When the European Commission unveiled its Market Integration and Supervision Package (MISP) in December 2025, it included plans to upgrade the DLT Pilot Regime, particularly raising the volume caps more than 16 fold. One of the most innovative proposals was a new distributed ledger-based securities settlement scheme. Multiple banks can settle DLT transactions without a single entity in charge, removing the need for a central securities depository (CSD).
The Association for Financial Markets in Europe (AFME) welcomes the idea, but notes that it suffers from the same low volume caps that prevented large organizations from participating in the DLT Pilot Regime. Alongside other proposals, AFME suggests raising the limits from €10 billion to €50 billion. Perhaps more importantly the European Commission should be able to adjust the limits via a delegated act when they see fit.
“A EUR 10 billion cap is prohibitively restrictive and uncompetitive, especially as other jurisdictions move to tokenise assets at scale.
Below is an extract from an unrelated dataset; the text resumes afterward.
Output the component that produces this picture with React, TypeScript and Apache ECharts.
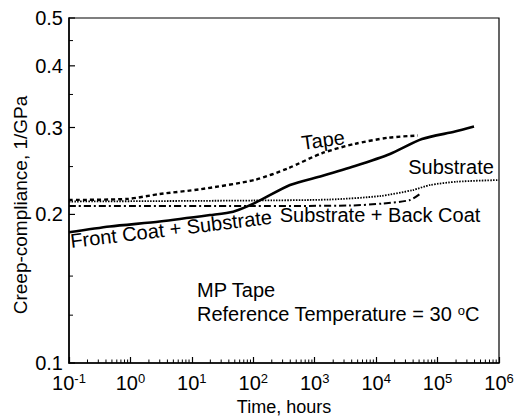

Without change, the revised regime risks repeating the shortcomings of the current pilot – remaining a niche sandbox rather than becoming a launchpad for next-generation capital markets infrastructure,” said Coen ter Wal, Managing Director and Head of Technology and Operations at AFME.
As context, the rationale behind the settlement scheme idea is simple. Without blockchains, central securities depositories (CSD) are a necessity. When a bank settles a transaction, the process is opaque meaning settlement finality is not obvious to other market participants. A CSD solves this. But if you introduce a transparent distributed ledger, then other parties can see when a transaction finalizes, and a distributed alternative to a CSD becomes viable.